In the case of Halloween, yes. With the exception of some original footage that was reused, there’s much more carnage shown on screen, and it’s pulled off wonderfully, for the most part. Some might argue that the fire effects during the climax go over the top, but I found it appropriate given the amount of damage that Myers is able to take and get back up from. Laurie’s face appearing in the darkness to say “happy Halloween, Michael” was cheesy, admittedly, but aside from that, it all looked good to me.


The Predator, on the other hand, apparently blew most of its effects budget on stuff other than the actual aliens. I can’t put my finger on exactly why, but the face and mandibles of the first Predator look less functional than they did in 1987/1990. More importantly, its movements are too human. Part of the appeal of Peter Kevin Hall’s performances was that his body language in the Predator suit was eerie and unsettling, with graceful flow belying raw power and alien perception. In The Predator, though, it just moves like a person. When the larger Predator comes in later, it still suffers from the same shortcomings as the first Predator (despite using its mandibles at one point for a bite that was probably supposed to be scary but just ended up looking ridiculous). On top of those, though, the overuse of CGI becomes extremely apparent because its lower body is far too small for its frame, like putting Shaquille O’Neal’s upper body on college-era Kevin Durant’s legs. To its credit, The Predator did do a good job with its gore and alien technology effects, but when the main aliens themselves look so bad, it hardly matters (I think the hunting “dogs” look awful, too, but maybe that’s just a matter of taste).


Both of these films were meant to tap into nostalgia for the originals. There’s a big difference in how each went about doing that, though.
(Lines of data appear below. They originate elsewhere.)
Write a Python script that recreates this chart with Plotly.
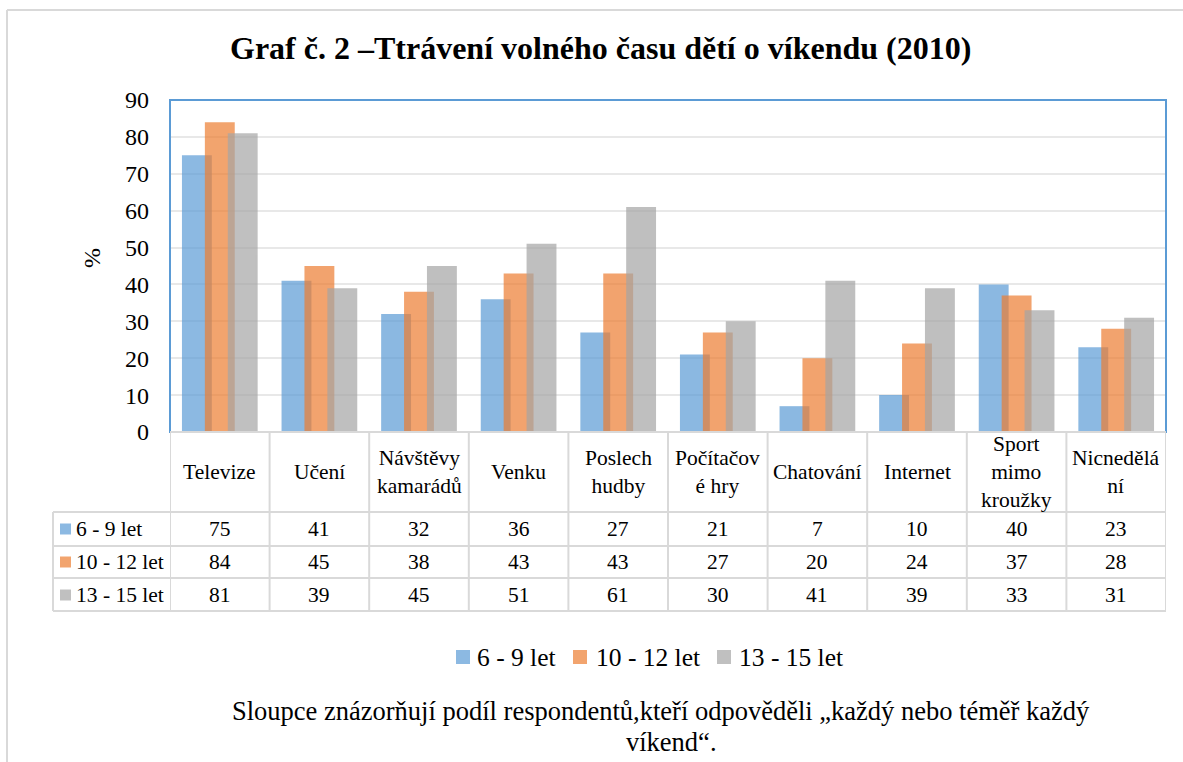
import plotly.graph_objects as go

# ---------------- data ----------------
categories = ["Televize", "Učení", "Návštěvy<br>kamarádů", "Venku", "Poslech<br>hudby",
              "Počítačov<br>é hry", "Chatování", "Internet", "Sport<br>mimo<br>kroužky", "Nicnedělá<br>ní"]
series_names = ["6 - 9 let", "10 - 12 let", "13 - 15 let"]
v_6_9 = [75, 41, 32, 36, 27, 21, 7, 10, 40, 23]
v_10_12 = [84, 45, 38, 43, 43, 27, 20, 24, 37, 28]
v_13_15 = [81, 39, 45, 51, 61, 30, 41, 39, 33, 31]
series_values = [v_6_9, v_10_12, v_13_15]
y_ticks = [0, 10, 20, 30, 40, 50, 60, 70, 80, 90]
title_text = "Graf č. 2 –Ttrávení volného času dětí o víkendu (2010)"
note_line1 = "Sloupce znázorňují podíl respondentů,kteří odpověděli „každý nebo téměř každý"
note_line2 = "víkend“."

# ---------------- styling ----------------
W, H = 1183, 762
colors = ["#5B9BD5", "#ED7D31", "#A5A5A5"]
FONT = "Liberation Serif, Times New Roman, serif"
GRID = "#D9D9D9"
TXT = "#000000"

def PX(x):
    return x / W

def PY(y):
    return 1 - y / H

plot_left, plot_right, plot_top, plot_bottom = 170, 1166, 100, 432
n = len(categories)

fig = go.Figure()
offsets = [-0.23, 0.0, 0.23]
for s, (name, vals) in enumerate(zip(series_names, series_values)):
    fig.add_trace(go.Bar(
        x=[i + offsets[s] for i in range(n)],
        y=vals,
        width=0.30,
        name=name,
        marker=dict(color=colors[s], line=dict(width=0)),
        opacity=0.7,
        showlegend=False,
    ))

shapes = []
annotations = []

# plot-area border (blue)
shapes.append(dict(type="rect", xref="x domain", yref="y domain", x0=0, x1=1, y0=0, y1=1,
                   line=dict(color="#5B9BD5", width=2), layer="above"))

# outer chart border (top & left)
shapes.append(dict(type="line", xref="paper", yref="paper", x0=PX(7), x1=1, y0=PY(10), y1=PY(10),
                   line=dict(color="#D9D9D9", width=2)))
shapes.append(dict(type="line", xref="paper", yref="paper", x0=PX(7), x1=PX(7), y0=PY(10), y1=0,
                   line=dict(color="#D9D9D9", width=2)))

# data table grid
row_lines = [432, 512, 546, 578, 611]
table_left = 53
for k, yy in enumerate(row_lines):
    x0 = PX(plot_left) if k == 0 else PX(table_left)
    shapes.append(dict(type="line", xref="paper", yref="paper", x0=x0, x1=PX(plot_right),
                       y0=PY(yy), y1=PY(yy), line=dict(color=GRID, width=2), layer="above"))
for i in range(n + 1):
    shapes.append(dict(type="line", xref="x", yref="paper", x0=i - 0.5, x1=i - 0.5,
                       y0=PY(432), y1=PY(611), line=dict(color=GRID, width=2)))
shapes.append(dict(type="line", xref="paper", yref="paper", x0=PX(table_left), x1=PX(table_left),
                   y0=PY(512), y1=PY(611), line=dict(color=GRID, width=2)))

# header labels
for i, c in enumerate(categories):
    annotations.append(dict(x=i, y=PY(472), xref="x", yref="paper", text=c, showarrow=False,
                            xanchor="center", yanchor="middle",
                            font=dict(family=FONT, size=21.5, color=TXT)))

# data rows
row_centers = [529, 562, 595]
for s, (name, vals) in enumerate(zip(series_names, series_values)):
    yc = row_centers[s]
    shapes.append(dict(type="rect", xref="paper", yref="paper", x0=PX(60), x1=PX(71),
                       y0=PY(yc + 5.5), y1=PY(yc - 5.5), fillcolor=colors[s], opacity=0.7,
                       line=dict(width=0)))
    annotations.append(dict(x=PX(74), y=PY(yc), xref="paper", yref="paper", text=name,
                            showarrow=False, xanchor="left", yanchor="middle",
                            font=dict(family=FONT, size=21.5, color=TXT)))
    for i, v in enumerate(vals):
        annotations.append(dict(x=i, y=PY(yc), xref="x", yref="paper", text=str(v),
                                showarrow=False, xanchor="center", yanchor="middle",
                                font=dict(family=FONT, size=21.5, color=TXT)))

# legend (drawn manually to match the tight spacing)
legend_sq = [456, 573, 717]
legend_tx = [475, 594, 737]
for s, name in enumerate(series_names):
    shapes.append(dict(type="rect", xref="paper", yref="paper", x0=PX(legend_sq[s]),
                       x1=PX(legend_sq[s] + 14), y0=PY(664), y1=PY(650),
                       fillcolor=colors[s], opacity=0.7, line=dict(width=0)))
    annotations.append(dict(x=PX(legend_tx[s]), y=PY(657), xref="paper", yref="paper", text=name,
                            showarrow=False, xanchor="left", yanchor="middle",
                            font=dict(family=FONT, size=25.5, color=TXT)))

# title
annotations.append(dict(x=PX(601), y=PY(48), xref="paper", yref="paper", text="<b>" + title_text + "</b>",
                        showarrow=False, xanchor="center", yanchor="middle",
                        font=dict(family=FONT, size=32, color=TXT)))
# y-axis title
annotations.append(dict(x=PX(92), y=PY(258), xref="paper", yref="paper", text="%", textangle=-90,
                        showarrow=False, xanchor="center", yanchor="middle",
                        font=dict(family=FONT, size=24, color=TXT)))
# footnote
annotations.append(dict(x=PX(661), y=PY(711), xref="paper", yref="paper", text=note_line1,
                        showarrow=False, xanchor="center", yanchor="middle",
                        font=dict(family=FONT, size=26.5, color=TXT)))
annotations.append(dict(x=PX(671), y=PY(742), xref="paper", yref="paper", text=note_line2,
                        showarrow=False, xanchor="center", yanchor="middle",
                        font=dict(family=FONT, size=26.5, color=TXT)))

fig.update_layout(
    width=W, height=H,
    margin=dict(l=0, r=0, t=0, b=0, pad=0, autoexpand=False),
    paper_bgcolor="white", plot_bgcolor="white",
    barmode="overlay",
    showlegend=False,
    xaxis=dict(domain=[PX(plot_left), PX(plot_right)], range=[-0.5, n - 0.5], automargin=False,
               showticklabels=False, showgrid=False, zeroline=False, showline=False, fixedrange=True),
    yaxis=dict(domain=[PY(plot_bottom), PY(plot_top)], range=[0, 90], tickvals=y_ticks, automargin=False,
               showgrid=True, gridcolor="#E8E8E8", gridwidth=1.5, zeroline=False, showline=False,
               ticks="", ticklabelstandoff=20,
               tickfont=dict(family=FONT, size=24, color=TXT), fixedrange=True),
    shapes=shapes,
    annotations=annotations,
)

fig.write_html("out.html", config={"displayModeBar": False},
               post_script="document.body.style.margin='0';")
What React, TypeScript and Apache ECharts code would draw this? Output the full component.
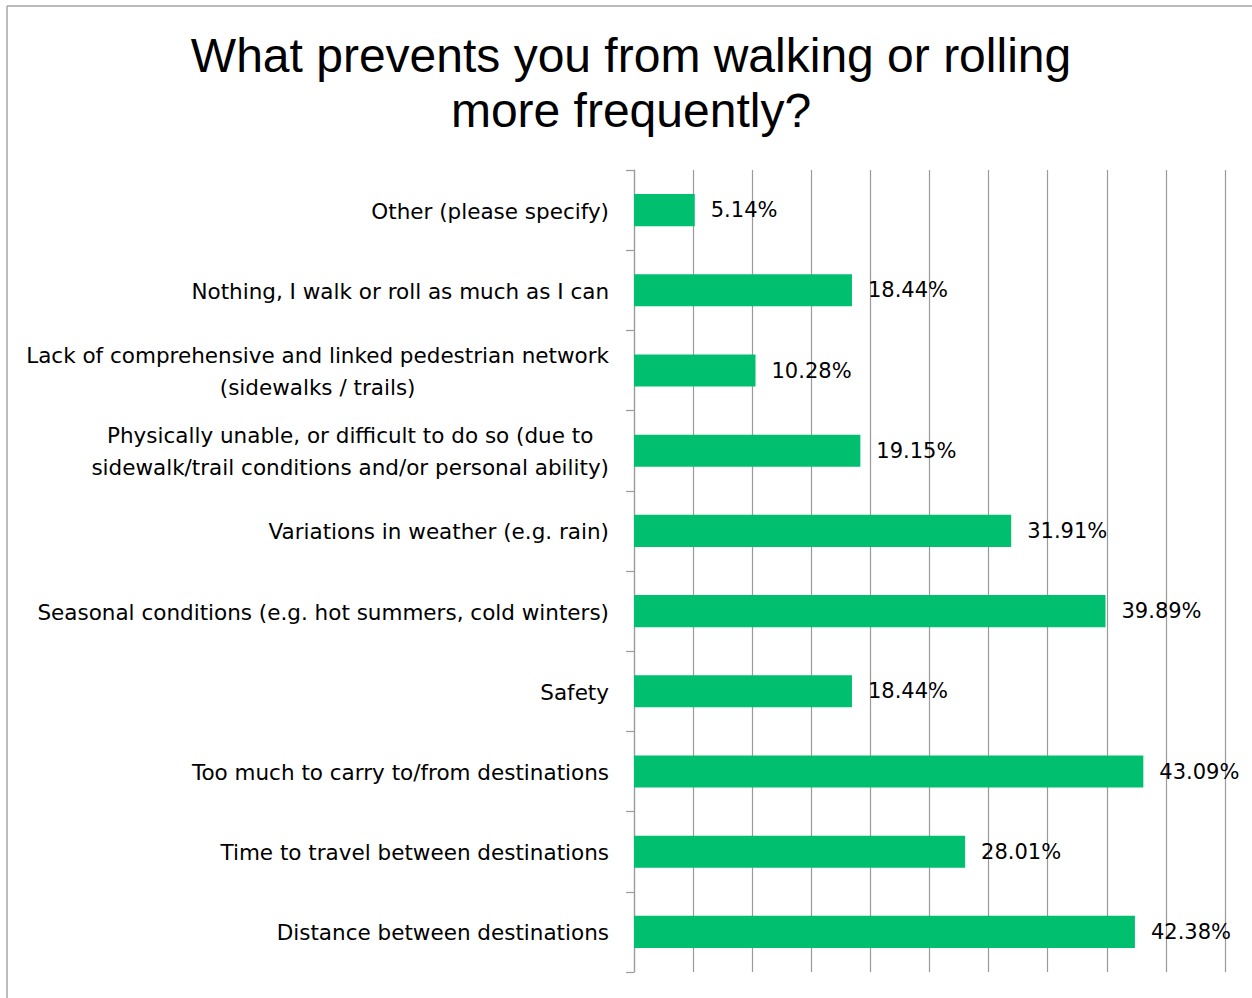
import React, { useEffect, useRef } from "react";
import * as echarts from "echarts";

const categories = [
  "Distance between destinations",
  "Time to travel between destinations",
  "Too much to carry to/from destinations",
  "Safety",
  "Seasonal conditions (e.g. hot summers, cold winters)",
  "Variations in weather (e.g. rain)",
  "Physically unable, or difficult to do so (due to\nsidewalk/trail conditions and/or personal ability)",
  "Lack of comprehensive and linked pedestrian network\n(sidewalks / trails)",
  "Nothing, I walk or roll as much as I can",
  "Other (please specify)",
];
const values = [42.38, 28.01, 43.09, 18.44, 39.89, 31.91, 19.15, 10.28, 18.44, 5.14];
const titleText = "What prevents you from walking or rolling\nmore frequently?";

const LABEL_FONT = "DejaVu Sans";

export default function App() {
  const ref = useRef<HTMLDivElement>(null);
  useEffect(() => {
    if (!ref.current) return;
    const chart = echarts.init(ref.current, null, { renderer: "svg" });
    chart.setOption({
      animation: false,
      backgroundColor: "#ffffff",
      title: {
        text: titleText,
        left: 626,
        textAlign: "center",
        top: 23,
        textStyle: {
          fontFamily: "Liberation Sans",
          fontSize: 48,
          fontWeight: "normal",
          color: "#000",
          lineHeight: 55,
        },
      },
      graphic: [
        { type: "line", shape: { x1: 7, y1: 6, x2: 1252, y2: 6 }, style: { stroke: "#a6a6a6", lineWidth: 1.5 } },
        { type: "line", shape: { x1: 7, y1: 6, x2: 7, y2: 998 }, style: { stroke: "#a6a6a6", lineWidth: 1.5 } },
      ],
      grid: { left: 634, right: 27, top: 170, bottom: 26, containLabel: false },
      xAxis: {
        type: "value",
        min: 0,
        max: 50,
        interval: 5,
        axisLine: { show: false },
        axisTick: { show: false },
        axisLabel: { show: false },
        splitLine: { show: true, lineStyle: { color: "#9a9a9a", width: 1.2 } },
      },
      yAxis: {
        type: "category",
        data: categories,
        axisLine: { show: true, lineStyle: { color: "#9a9a9a", width: 1.2 } },
        axisTick: { show: true, length: 8, lineStyle: { color: "#9a9a9a", width: 1.2 } },
        axisLabel: {
          margin: 25,
          fontFamily: LABEL_FONT,
          fontSize: 21.5,
          color: "#000",
          lineHeight: 32,
          formatter: (v: string) => v.split("\n").map((l) => `{c|${l}}`).join("\n"),
          rich: { c: { align: "center", fontFamily: LABEL_FONT, fontSize: 21.5, lineHeight: 32, color: "#000", padding: [2, 0, 0, 0] } },
        },
      },
      series: [
        {
          type: "bar",
          data: values,
          barWidth: "40%",
          itemStyle: { color: "#00BF6F" },
          label: {
            show: true,
            position: "right",
            distance: 16,
            formatter: (p: any) => `${p.value.toFixed(2)}%`,
            fontFamily: LABEL_FONT,
            fontSize: 21,
            color: "#000",
            padding: [2, 0, 0, 0],
          },
        },
      ],
    });
    return () => chart.dispose();
  }, []);
  return (
    <div
      ref={ref}
      style={{ position: "absolute", left: 0, top: 0, width: 1252, height: 998 }}
    />
  );
}
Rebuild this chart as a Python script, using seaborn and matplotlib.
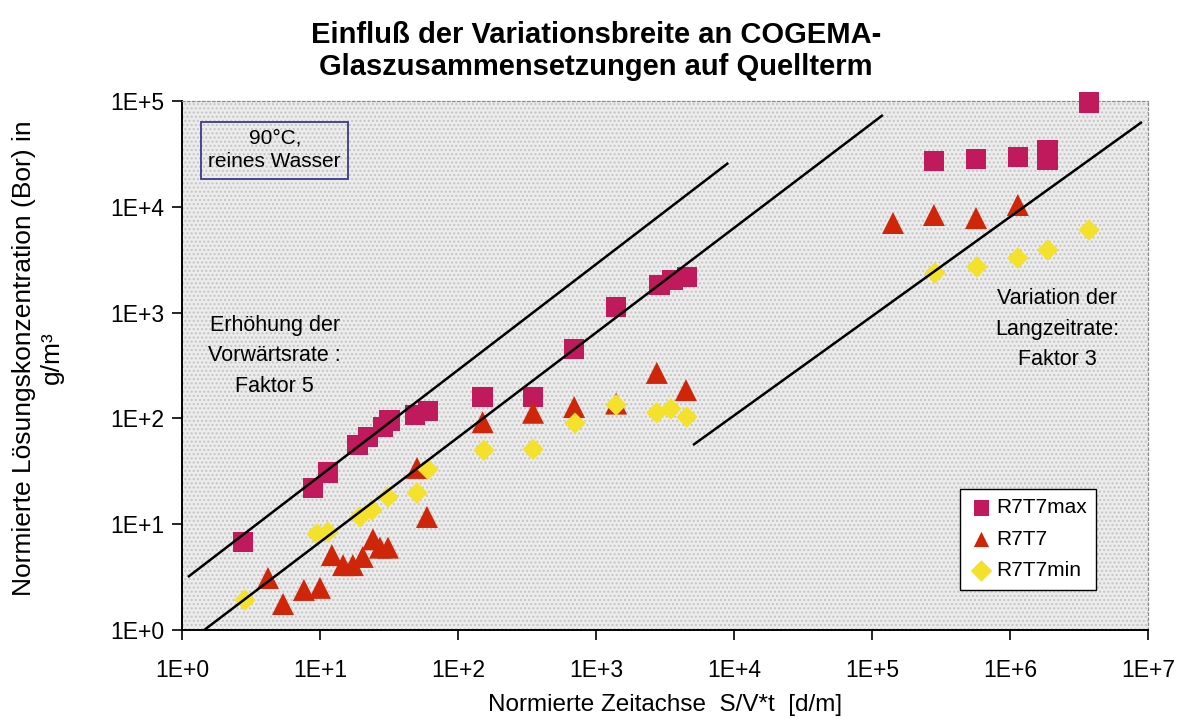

Halloween used that nostalgia in a respectful way to enhance a work that could stand well on its own merits. The Predator used that nostalgia as a crutch to try hiding that it was a weak movie with no real purpose beyond being a cash grab, and it couldn’t even do that much without screwing up simple elements of the original. Part of the genius of 1978’s Halloween was that it works well at building tension and providing scary moments on first viewing and then reinforces its concepts when you think deeper about it. 2018’s Halloween does the same. Similarly, part of the genius of Predator was that it works perfectly fine as a mindless action flick and then gets even better when you try thinking deeper about it. The Predator, on the other hand, is a boring movie that gets dumber under further scrutiny.